Output every line exactly as written. Leave out pictures.

### Data shown

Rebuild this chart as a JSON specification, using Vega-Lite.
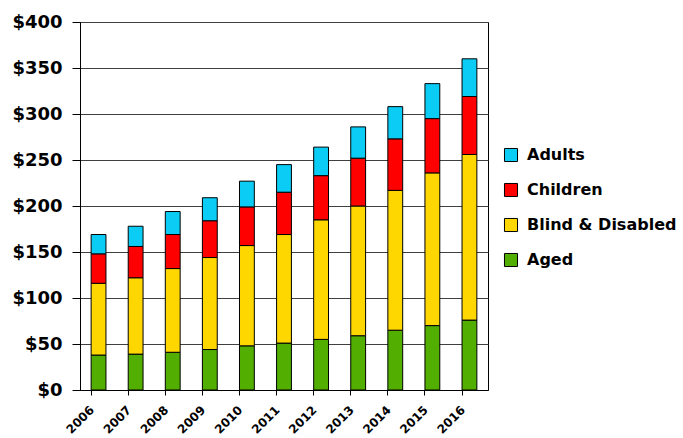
{
  "$schema": "https://vega.github.io/schema/vega-lite/v6.json",
  "description": "Stacked bars of spending by eligibility group, 2006-2016.",
  "width": 408,
  "height": 368,
  "autosize": "none",
  "padding": {"left": 80, "top": 22, "right": 195, "bottom": 48},
  "config": {
    "font": "DejaVu Sans",
    "view": {"stroke": "black", "strokeWidth": 1}
  },
  "data": {
    "values": [
      {"Year": "2006", "Category": "Aged", "Rank": 1, "Amount": 38},
      {"Year": "2006", "Category": "Blind & Disabled", "Rank": 2, "Amount": 78},
      {"Year": "2006", "Category": "Children", "Rank": 3, "Amount": 32},
      {"Year": "2006", "Category": "Adults", "Rank": 4, "Amount": 21},
      {"Year": "2007", "Category": "Aged", "Rank": 1, "Amount": 39},
      {"Year": "2007", "Category": "Blind & Disabled", "Rank": 2, "Amount": 83},
      {"Year": "2007", "Category": "Children", "Rank": 3, "Amount": 34},
      {"Year": "2007", "Category": "Adults", "Rank": 4, "Amount": 22},
      {"Year": "2008", "Category": "Aged", "Rank": 1, "Amount": 41},
      {"Year": "2008", "Category": "Blind & Disabled", "Rank": 2, "Amount": 91},
      {"Year": "2008", "Category": "Children", "Rank": 3, "Amount": 37},
      {"Year": "2008", "Category": "Adults", "Rank": 4, "Amount": 25},
      {"Year": "2009", "Category": "Aged", "Rank": 1, "Amount": 44},
      {"Year": "2009", "Category": "Blind & Disabled", "Rank": 2, "Amount": 100},
      {"Year": "2009", "Category": "Children", "Rank": 3, "Amount": 40},
      {"Year": "2009", "Category": "Adults", "Rank": 4, "Amount": 25},
      {"Year": "2010", "Category": "Aged", "Rank": 1, "Amount": 48},
      {"Year": "2010", "Category": "Blind & Disabled", "Rank": 2, "Amount": 109},
      {"Year": "2010", "Category": "Children", "Rank": 3, "Amount": 42},
      {"Year": "2010", "Category": "Adults", "Rank": 4, "Amount": 28},
      {"Year": "2011", "Category": "Aged", "Rank": 1, "Amount": 51},
      {"Year": "2011", "Category": "Blind & Disabled", "Rank": 2, "Amount": 118},
      {"Year": "2011", "Category": "Children", "Rank": 3, "Amount": 46},
      {"Year": "2011", "Category": "Adults", "Rank": 4, "Amount": 30},
      {"Year": "2012", "Category": "Aged", "Rank": 1, "Amount": 55},
      {"Year": "2012", "Category": "Blind & Disabled", "Rank": 2, "Amount": 130},
      {"Year": "2012", "Category": "Children", "Rank": 3, "Amount": 48},
      {"Year": "2012", "Category": "Adults", "Rank": 4, "Amount": 31},
      {"Year": "2013", "Category": "Aged", "Rank": 1, "Amount": 59},
      {"Year": "2013", "Category": "Blind & Disabled", "Rank": 2, "Amount": 141},
      {"Year": "2013", "Category": "Children", "Rank": 3, "Amount": 52},
      {"Year": "2013", "Category": "Adults", "Rank": 4, "Amount": 34},
      {"Year": "2014", "Category": "Aged", "Rank": 1, "Amount": 65},
      {"Year": "2014", "Category": "Blind & Disabled", "Rank": 2, "Amount": 152},
      {"Year": "2014", "Category": "Children", "Rank": 3, "Amount": 56},
      {"Year": "2014", "Category": "Adults", "Rank": 4, "Amount": 35},
      {"Year": "2015", "Category": "Aged", "Rank": 1, "Amount": 70},
      {"Year": "2015", "Category": "Blind & Disabled", "Rank": 2, "Amount": 166},
      {"Year": "2015", "Category": "Children", "Rank": 3, "Amount": 59},
      {"Year": "2015", "Category": "Adults", "Rank": 4, "Amount": 38},
      {"Year": "2016", "Category": "Aged", "Rank": 1, "Amount": 76},
      {"Year": "2016", "Category": "Blind & Disabled", "Rank": 2, "Amount": 180},
      {"Year": "2016", "Category": "Children", "Rank": 3, "Amount": 63},
      {"Year": "2016", "Category": "Adults", "Rank": 4, "Amount": 41}
    ]
  },
  "mark": {"type": "bar", "stroke": "black", "strokeWidth": 1},
  "encoding": {
    "x": {
      "field": "Year",
      "type": "ordinal",
      "scale": {"paddingInner": 0.6, "paddingOuter": 0.3},
      "axis": {
        "title": null,
        "labelAngle": -45,
        "bandPosition": 0,
        "labelOffset": -10,
        "labelPadding": 9,
        "labelFontSize": 12,
        "labelFontWeight": "bold",
        "labelColor": "black",
        "tickColor": "black",
        "tickSize": 5,
        "domainColor": "black",
        "grid": false
      }
    },
    "y": {
      "field": "Amount",
      "type": "quantitative",
      "stack": "zero",
      "scale": {"domain": [0, 400]},
      "axis": {
        "title": null,
        "values": [0, 50, 100, 150, 200, 250, 300, 350, 400],
        "format": "$.0f",
        "grid": true,
        "gridColor": "#404040",
        "gridOpacity": 1,
        "labelFontSize": 18,
        "labelFontWeight": "bold",
        "labelColor": "black",
        "labelPadding": 10,
        "tickSize": 8,
        "tickColor": "black",
        "domainColor": "black"
      }
    },
    "color": {
      "field": "Category",
      "type": "nominal",
      "scale": {
        "domain": ["Adults", "Children", "Blind & Disabled", "Aged"],
        "range": ["#0ACCF5", "#FF0000", "#FFD700", "#52AE00"]
      },
      "legend": {
        "title": null,
        "orient": "none",
        "legendX": 423,
        "legendY": 125,
        "symbolType": "square",
        "symbolSize": 170,
        "symbolStrokeColor": "black",
        "symbolStrokeWidth": 1,
        "symbolOpacity": 1,
        "labelFontSize": 16,
        "labelFontWeight": "bold",
        "labelColor": "black",
        "labelLimit": 220,
        "labelOffset": 8,
        "rowPadding": 17
      }
    },
    "order": {"field": "Rank", "type": "quantitative"}
  }
}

######

Output for this exercise:
Rebuild this chart as a JSON specification, using Vega-Lite.
{
  "$schema": "https://vega.github.io/schema/vega-lite/v6.json",
  "description": "Stacked bars of spending by eligibility group, 2006-2016.",
  "width": 408,
  "height": 368,
  "autosize": "none",
  "padding": {"left": 80, "top": 22, "right": 195, "bottom": 48},
  "config": {
    "font": "DejaVu Sans",
    "view": {"stroke": "black", "strokeWidth": 1}
  },
  "data": {
    "values": [
      {"Year": "2006", "Category": "Aged", "Rank": 1, "Amount": 38},
      {"Year": "2006", "Category": "Blind & Disabled", "Rank": 2, "Amount": 78},
      {"Year": "2006", "Category": "Children", "Rank": 3, "Amount": 32},
      {"Year": "2006", "Category": "Adults", "Rank": 4, "Amount": 21},
      {"Year": "2007", "Category": "Aged", "Rank": 1, "Amount": 39},
      {"Year": "2007", "Category": "Blind & Disabled", "Rank": 2, "Amount": 83},
      {"Year": "2007", "Category": "Children", "Rank": 3, "Amount": 34},
      {"Year": "2007", "Category": "Adults", "Rank": 4, "Amount": 22},
      {"Year": "2008", "Category": "Aged", "Rank": 1, "Amount": 41},
      {"Year": "2008", "Category": "Blind & Disabled", "Rank": 2, "Amount": 91},
      {"Year": "2008", "Category": "Children", "Rank": 3, "Amount": 37},
      {"Year": "2008", "Category": "Adults", "Rank": 4, "Amount": 25},
      {"Year": "2009", "Category": "Aged", "Rank": 1, "Amount": 44},
      {"Year": "2009", "Category": "Blind & Disabled", "Rank": 2, "Amount": 100},
      {"Year": "2009", "Category": "Children", "Rank": 3, "Amount": 40},
      {"Year": "2009", "Category": "Adults", "Rank": 4, "Amount": 25},
      {"Year": "2010", "Category": "Aged", "Rank": 1, "Amount": 48},
      {"Year": "2010", "Category": "Blind & Disabled", "Rank": 2, "Amount": 109},
      {"Year": "2010", "Category": "Children", "Rank": 3, "Amount": 42},
      {"Year": "2010", "Category": "Adults", "Rank": 4, "Amount": 28},
      {"Year": "2011", "Category": "Aged", "Rank": 1, "Amount": 51},
      {"Year": "2011", "Category": "Blind & Disabled", "Rank": 2, "Amount": 118},
      {"Year": "2011", "Category": "Children", "Rank": 3, "Amount": 46},
      {"Year": "2011", "Category": "Adults", "Rank": 4, "Amount": 30},
      {"Year": "2012", "Category": "Aged", "Rank": 1, "Amount": 55},
      {"Year": "2012", "Category": "Blind & Disabled", "Rank": 2, "Amount": 130},
      {"Year": "2012", "Category": "Children", "Rank": 3, "Amount": 48},
      {"Year": "2012", "Category": "Adults", "Rank": 4, "Amount": 31},
      {"Year": "2013", "Category": "Aged", "Rank": 1, "Amount": 59},
      {"Year": "2013", "Category": "Blind & Disabled", "Rank": 2, "Amount": 141},
      {"Year": "2013", "Category": "Children", "Rank": 3, "Amount": 52},
      {"Year": "2013", "Category": "Adults", "Rank": 4, "Amount": 34},
      {"Year": "2014", "Category": "Aged", "Rank": 1, "Amount": 65},
      {"Year": "2014", "Category": "Blind & Disabled", "Rank": 2, "Amount": 152},
      {"Year": "2014", "Category": "Children", "Rank": 3, "Amount": 56},
      {"Year": "2014", "Category": "Adults", "Rank": 4, "Amount": 35},
      {"Year": "2015", "Category": "Aged", "Rank": 1, "Amount": 70},
      {"Year": "2015", "Category": "Blind & Disabled", "Rank": 2, "Amount": 166},
      {"Year": "2015", "Category": "Children", "Rank": 3, "Amount": 59},
      {"Year": "2015", "Category": "Adults", "Rank": 4, "Amount": 38},
      {"Year": "2016", "Category": "Aged", "Rank": 1, "Amount": 76},
      {"Year": "2016", "Category": "Blind & Disabled", "Rank": 2, "Amount": 180},
      {"Year": "2016", "Category": "Children", "Rank": 3, "Amount": 63},
      {"Year": "2016", "Category": "Adults", "Rank": 4, "Amount": 41}
    ]
  },
  "mark": {"type": "bar", "stroke": "black", "strokeWidth": 1},
  "encoding": {
    "x": {
      "field": "Year",
      "type": "ordinal",
      "scale": {"paddingInner": 0.6, "paddingOuter": 0.3},
      "axis": {
        "title": null,
        "labelAngle": -45,
        "bandPosition": 0,
        "labelOffset": -10,
        "labelPadding": 9,
        "labelFontSize": 12,
        "labelFontWeight": "bold",
        "labelColor": "black",
        "tickColor": "black",
        "tickSize": 5,
        "domainColor": "black",
        "grid": false
      }
    },
    "y": {
      "field": "Amount",
      "type": "quantitative",
      "stack": "zero",
      "scale": {"domain": [0, 400]},
      "axis": {
        "title": null,
        "values": [0, 50, 100, 150, 200, 250, 300, 350, 400],
        "format": "$.0f",
        "grid": true,
        "gridColor": "#404040",
        "gridOpacity": 1,
        "labelFontSize": 18,
        "labelFontWeight": "bold",
        "labelColor": "black",
        "labelPadding": 10,
        "tickSize": 8,
        "tickColor": "black",
        "domainColor": "black"
      }
    },
    "color": {
      "field": "Category",
      "type": "nominal",
      "scale": {
        "domain": ["Adults", "Children", "Blind & Disabled", "Aged"],
        "range": ["#0ACCF5", "#FF0000", "#FFD700", "#52AE00"]
      },
      "legend": {
        "title": null,
        "orient": "none",
        "legendX": 423,
        "legendY": 125,
        "symbolType": "square",
        "symbolSize": 170,
        "symbolStrokeColor": "black",
        "symbolStrokeWidth": 1,
        "symbolOpacity": 1,
        "labelFontSize": 16,
        "labelFontWeight": "bold",
        "labelColor": "black",
        "labelLimit": 220,
        "labelOffset": 8,
        "rowPadding": 17
      }
    },
    "order": {"field": "Rank", "type": "quantitative"}
  }
}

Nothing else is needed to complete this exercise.